I didn't know this girl... this someone-else's-baby, but I feel broken hearted, and anxious, and full of despair. Part of it is watching my child go through this grief, and thinking about her family and friends, and the endless cumulative well of pain her death puts into the world- into the part of the world that touches my kid, and touches me. When I think about how she died, how she was pushed in the stairwell at school, and fell, and I think about how that is nothing. That kind of thing happens every day, and it's all it took to end her. One stupid kid having a little moment of aggression, or thoughtless playfulness, or a spastic need to get to class faster. A bump on the head. Just that. It feels like a fist around my throat.

And to top it off, It scares the beejeebies out of me that my kid won't let me know him. One thing that has always thrown me into a fit of depression, was when I felt that the people I was closest to didn't really know me, or want to know me, and they didn't want to let me know them. Really know them.
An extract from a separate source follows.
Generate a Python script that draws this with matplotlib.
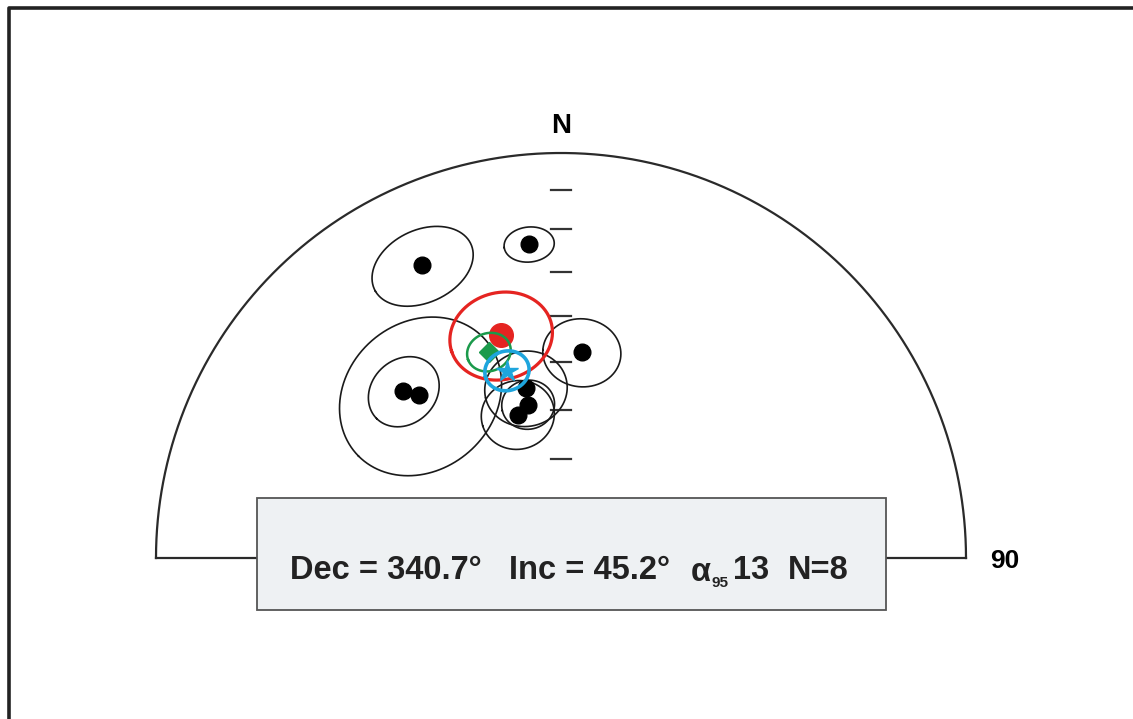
#!/usr/bin/env python3
# -*- coding: utf-8 -*-
# estereograma de igual area (hemisferio superior) con las medias de sitio

import numpy as np
from matplotlib import pyplot as plt
from matplotlib.lines import Line2D
from matplotlib.patches import Rectangle

###############################################################################

# direcciones de sitio (declinacion, inclinacion, alfa95)
site_dec = [334.6, 354.2, 5.8, 316.6, 319.0, 348.3, 347.9, 343.2]
site_inc = [21.1, 23.2, 47.7, 42.8, 45.6, 54.8, 58.2, 59.7]
site_a95 = [8.8, 4.2, 7.3, 7.0, 16.0, 7.9, 5.1, 7.1]

# medias: roja, verde (la del recuadro) y azul
red_mean = (344.9, 42.5, 9.5)
green_mean = (340.7, 45.2, 4.1)
blue_mean = (343.9, 50.2, 4.2)

# marcas sobre el eje N, cada 10 grados de inclinacion
tick_inc = [10, 20, 30, 40, 50, 60, 70]

mean_text = ['Dec = 340.7°', 'Inc = 45.2°', 'α', '95', '13', 'N=8']


def proj(dec, inc):
  """Proyeccion de igual area (Schmidt), radio 1."""
  d = np.radians(dec)
  r = np.sqrt(1.0 - np.sin(np.radians(inc)))
  return r * np.sin(d), r * np.cos(d)


def small_circle(dec, inc, a95, n=361):
  """Circulo menor de radio a95 alrededor de (dec, inc), proyectado."""
  d, i, a = np.radians(dec), np.radians(inc), np.radians(a95)
  c = np.array([np.cos(i) * np.cos(d), np.cos(i) * np.sin(d), np.sin(i)])
  u = np.cross(c, [0.0, 0.0, 1.0])
  u /= np.linalg.norm(u)
  v = np.cross(c, u)
  t = np.linspace(0, 2 * np.pi, n)
  p = (np.cos(a) * c[:, None]
       + np.sin(a) * (np.cos(t) * u[:, None] + np.sin(t) * v[:, None]))
  pdec = np.degrees(np.arctan2(p[1], p[0]))
  pinc = np.degrees(np.arcsin(np.clip(p[2], -1, 1)))
  return proj(pdec, pinc)


fig = plt.figure(figsize=(11.33, 7.19), dpi=100)
ax = fig.add_axes([0, 0, 1, 1])
ax.set_xlim(-561 / 405, (1133 - 561) / 405)
ax.set_ylim((558 - 719) / 405, 558 / 405)
ax.set_aspect('equal')
ax.axis('off')

# marco
fig.add_artist(Line2D([9 / 1133, 9 / 1133, 1], [0, 1 - 8 / 719, 1 - 8 / 719],
                      transform=fig.transFigure, color='#222222', lw=2.6))

# semicirculo primitivo
th = np.linspace(0, np.pi, 400)
ax.plot(np.cos(th), np.sin(th), color='#2a2a2a', lw=1.6, zorder=1)
ax.plot([-1, 1], [0, 0], color='#2a2a2a', lw=1.6, zorder=1)

# marcas de inclinacion
for inc in tick_inc:
  _, y = proj(0, inc)
  ax.plot([-0.024, 0.024], [y, y], color='#333333', lw=1.6, zorder=1)

ax.text(0, 1.067, 'N', ha='center', va='center', fontsize=20,
        fontweight='bold', family='Liberation Sans')
ax.text(1.095, -0.008, '90', ha='center', va='center', fontsize=19,
        fontweight='bold', family='Liberation Sans')

# sitios
for d, i, a in zip(site_dec, site_inc, site_a95):
  x, y = small_circle(d, i, a)
  ax.plot(x, y, color='#1a1a1a', lw=1.2, zorder=2)
sx, sy = proj(np.array(site_dec), np.array(site_inc))
ax.plot(sx, sy, 'o', color='black', markersize=12, zorder=3)

# media roja
x, y = small_circle(*red_mean)
ax.plot(x, y, color='#e52421', lw=2.3, zorder=4)
x, y = proj(red_mean[0], red_mean[1])
ax.plot(x, y, 'o', color='#e52421', markersize=17, zorder=4)

# media verde
x, y = small_circle(*green_mean)
ax.plot(x, y, color='#1b9a4b', lw=1.8, zorder=5)
x, y = proj(green_mean[0], green_mean[1])
ax.plot(x, y, 'D', color='#1b9a4b', markersize=10, zorder=5)

# media azul
x, y = small_circle(*blue_mean)
ax.plot(x, y, color='#1ea5dd', lw=2.6, zorder=6)
x, y = proj(blue_mean[0], blue_mean[1])
ax.plot(x, y, '*', color='#1ea5dd', markersize=16, zorder=6)

# recuadro con la media
ax.add_patch(Rectangle((-0.7506, -0.1284), 0.8025 + 0.7506, 0.148 + 0.1284,
                       facecolor='#eef1f3', edgecolor='#555555', lw=1.3,
                       zorder=7))
txt = dict(va='center', ha='left', fontweight='bold', color='#222222',
           family='Liberation Sans', zorder=8)
ty = -0.032
ax.text(-0.669, ty, mean_text[0], fontsize=23.5, **txt)
ax.text(-0.128, ty, mean_text[1], fontsize=23.5, **txt)
ax.text(0.321, ty - 0.004, mean_text[2], fontsize=23.5, **txt)
ax.text(0.372, -0.062, mean_text[3], fontsize=11, **txt)
ax.text(0.424, ty, mean_text[4], fontsize=23.5, **txt)
ax.text(0.560, ty, mean_text[5], fontsize=23.5, **txt)

fig.savefig('out.png', dpi=100)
Not in the way I know Adrian because I'm his mom, and I cried when he got his first haircut and the stupid woman messed it up, or I because I wrote his first words in his baby book. I mean the kind of knowing you get when someone voluntarily tells you how they feel, and what they want, and what they think, and it's even so much better when they want to know the same things about you.

I have spent the last couple of days perpetually distracted as I wondered what he was feeling and thinking. How well did he know her? Did he ever want to kiss her? Did he ever kiss her? Does he feel guilty for any real or perceived betrayals? Did they laugh together? What did he like about her? What made her special to him, and what will he miss? How were things between them when he last saw her? I wonder what he will take from this experience. Will he become more fearful, cynical and bitter? More closed off? Or will it open him a little bit and let him see how he is not alone. Everyone is hurting over this, even people who paid little attention to her before.

Tonight he is at a candle lighting ceremony, grieving with friends. I am glad he went, enough so that my anxiety about him getting into a car with another boy his age (one I don't even know) has taken a back-back seat. I hope it helps him. I hope it gives him what I can't.


I have tried to talk with him about it, but my throat tightens and my voice takes on the nasal, anxious quality that makes me wish I would just shut up, so I can only imagine what he is thinking. I cry. He is silent, or gives me one-word answers. He is very clear about shutting me out. He or I could die and I don't know if I could live with things being left in this state, yet there seems to be nothing more I can do about it. So, I just put my hand on top of his when I drive him to school, and tell him I love him. I just hope it sticks.

Rest in peace, Tiffani. I'm so sorry I never got to know you. I hope my son really did.